Monday, November 19, 2012


A few brief excerpts from Jan Donley's story, "Blind"
and T. S. Eliot's "Love Song of J. Alfred Prufrock"
available on my latest
Fortnightly Blog Post:
"There on the Edge of Autumn"

After having his manuscript of Sons and Lovers rejected, D. H. Lawrence exclaimed: "Curse the blasted, jelly-boned swines, the slimy, belly - wriggling invertebrates, the miserable, sodding rotters, the flaming sods, the snivelling, dribbling, dithering, palsied, pulse - less lot that make up England today. God, how I hate them."

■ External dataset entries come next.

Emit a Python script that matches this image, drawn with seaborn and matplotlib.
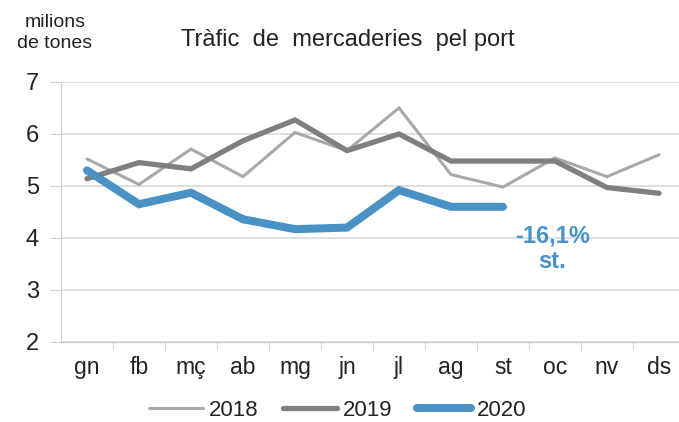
import numpy as np
import pandas as pd
import matplotlib
matplotlib.use("Agg")
import matplotlib.pyplot as plt
import seaborn as sns

# Monthly data (millions of tonnes)
months = ["gn", "fb", "mç", "ab", "mg", "jn", "jl", "ag", "st", "oc", "nv", "ds"]
vals_2018 = [5.52, 5.03, 5.71, 5.18, 6.03, 5.68, 6.50, 5.22, 4.98, 5.54, 5.18, 5.60]
vals_2019 = [5.14, 5.45, 5.33, 5.87, 6.27, 5.68, 6.00, 5.48, 5.48, 5.48, 4.97, 4.86]
vals_2020 = [5.30, 4.65, 4.87, 4.36, 4.17, 4.20, 4.92, 4.60, 4.60]
years = ["2018", "2019", "2020"]
annot_text = "-16,1%\nst."

rows = []
for yr, vals in zip(years, [vals_2018, vals_2019, vals_2020]):
    for i, v in enumerate(vals):
        rows.append({"idx": i, "mes": months[i], "valor": v, "any": yr})
df = pd.DataFrame(rows)

sns.set_style("white")
plt.rcParams["font.family"] = ["Liberation Sans", "DejaVu Sans"]

colors = {"2018": "#a9a9a9", "2019": "#7f7f7f", "2020": "#4a92c6"}
widths = {"2018": 2.2, "2019": 3.8, "2020": 5.8}

W, H = 679, 422
fig = plt.figure(figsize=(W / 100, H / 100), dpi=100)
ax = fig.add_axes([61 / W, (H - 342) / H, (W - 61) / W, 260 / H])

for yr in years:
    sub = df[df["any"] == yr]
    sns.lineplot(data=sub, x="idx", y="valor", ax=ax, color=colors[yr],
                 linewidth=widths[yr], label=yr, solid_capstyle="round",
                 solid_joinstyle="miter")

ax.set_xlim(-0.5, -0.5 + (W - 61) / 52)
ax.set_ylim(2, 7)
ax.set_yticks(range(2, 8))
ax.set_xticks(range(len(months)))
ax.set_xticklabels(months)
ax.set_xticks(np.arange(0.5, len(months) - 0.5, 1), minor=True)
ax.set_xlabel("")
ax.set_ylabel("")

ax.grid(axis="y", color="#d9d9d9", linewidth=1.2)
ax.set_axisbelow(True)
for s in ["top", "right"]:
    ax.spines[s].set_visible(False)
ax.spines["left"].set_color("#d0d0d0")
ax.spines["bottom"].set_color("#c8c8c8")
ax.tick_params(axis="y", which="major", length=8, color="#d0d0d0", labelsize=17, pad=8, left=True)
ax.tick_params(axis="x", which="major", length=0, labelsize=16.5, pad=10)
ax.tick_params(axis="x", which="minor", length=6, color="#c8c8c8", bottom=True)
for lab in ax.get_xticklabels() + ax.get_yticklabels():
    lab.set_color("#222222")

ax.text(8.95, 4.25, annot_text, color=colors["2020"], fontsize=17,
        fontweight="bold", ha="center", va="top", linespacing=1.1)

fig.text(55 / W, 1 - 33 / H, "milions\nde tones", ha="center", va="center",
         fontsize=14, color="#222222", linespacing=1.3)
fig.text(348 / W, 1 - 40 / H, "Tràfic  de  mercaderies  pel port", ha="center",
         va="center", fontsize=17, color="#222222")

leg = ax.legend(loc="center", bbox_to_anchor=(338 / W, 1 - 410 / H),
                bbox_transform=fig.transFigure, ncol=3, frameon=False,
                fontsize=16, handlelength=2.4, columnspacing=1.1, handletextpad=0.3)
for t in leg.get_texts():
    t.set_color("#222222")

fig.savefig("out.png", dpi=100)
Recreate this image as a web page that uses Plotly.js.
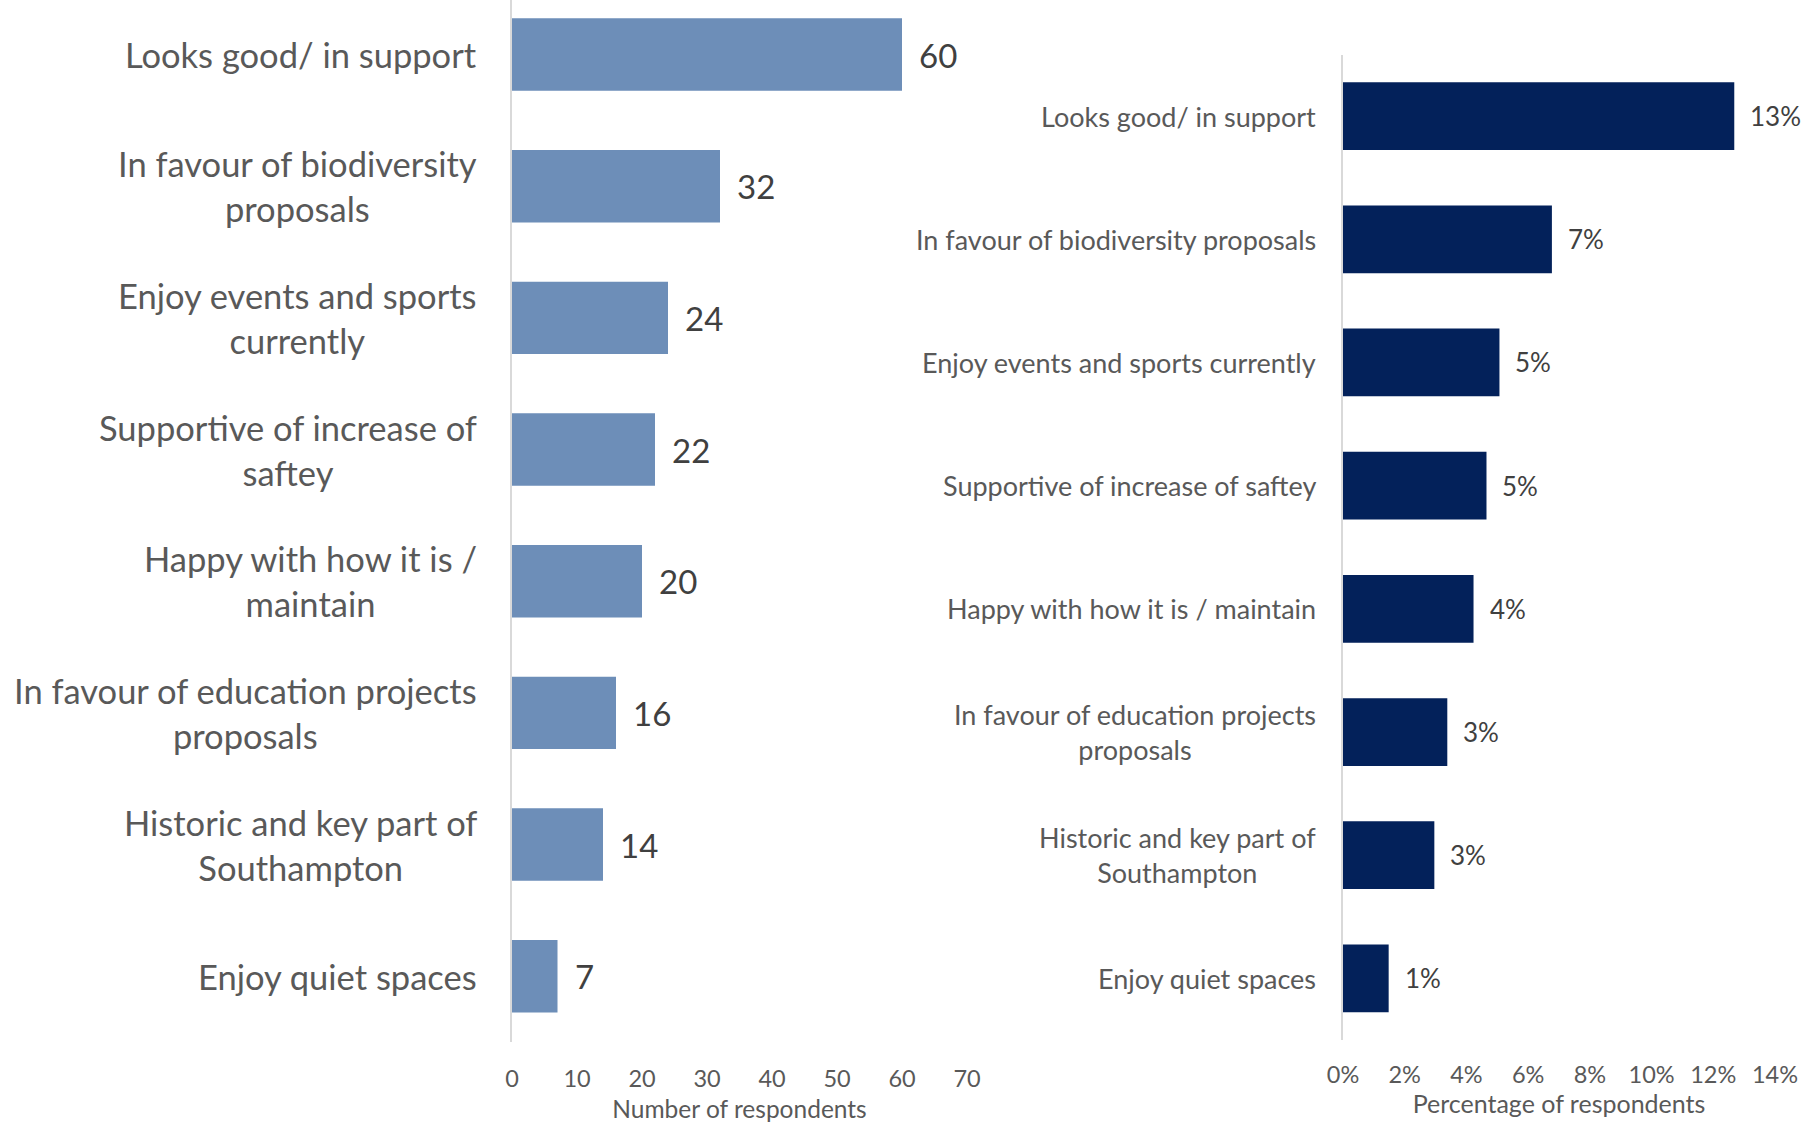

Now, I realize that publishers and copyright attorneys are not one and the same. Still, I have to wonder if Lawrence would approve of how difficult and costly it can be to obtain permission to quote from his work. It certainly was for me anyway, back in the late 20th Century, though times are quickly changing (e.g., "The Captain's Doll" ~ on line!).

When I came across Lawrence's outburst on a page of literary insults, I was struck by the irony of the literary establishment's initially rejecting -- only to now so fiercely protect -- his work. The issue also came up recently when writer Jan Donley told me of the difficulties she was having in placing her short story "Blind": "I have not posted it because I was trying to get it published, only to find out that I need permission from Eliot's publisher to use the quotations in the short story. Sigh."

I could certainly commiserate with Jan about the copyright requests. Getting those permissions was one of the most disedifying experiences with publishing my doll book (dissertation) 10 years ago. Some were so kind, but others . . . not so much! Can you guess who was the meanest and the most costly -- The D. H. Lawrence Trust. So it looks like a similar crowd of Dickensian attorneys must have control of Eliot's work as well.

Another irony that has stayed in my mind -- one of the easiest to deal with and at minimal cost was the Angela Carter Trust, even though Carter had died young (at age 51, in 1992) and left behind a child, who deserved and could no doubt use the profit from his mother's work for his own education -- but no one was asking that from Carter's readers. On the other hand, there were no living relatives in receipt of the D. H. Lawrence money -- just some rule - bound law firm holding his work hostage and extorting the reading public!

I shortened the Lawrence passages as much as possible (not easy, since his short story "The Captain's Doll" was the focus of an entire chapter), but even then it cost me $250. And even though I had a "real" publisher (Assoc. Univ. Presses), I was responsible for paying the copyright fees (thank goodness for the McCartney Foundation!).

I called one of my advisors to be sure that I wasn't being hoodwinked by the copyright people, and he said, no, it's heinous, but that's the way it's done, and just bite the bullet and pay up, frustrating though it is! Really, I ask myself, is that what T. S. Eliot and D. H. Lawrence wanted? What would Jesus do, etc. etc. Still and all, I remain yours in scholarship, stumbling blocks and all!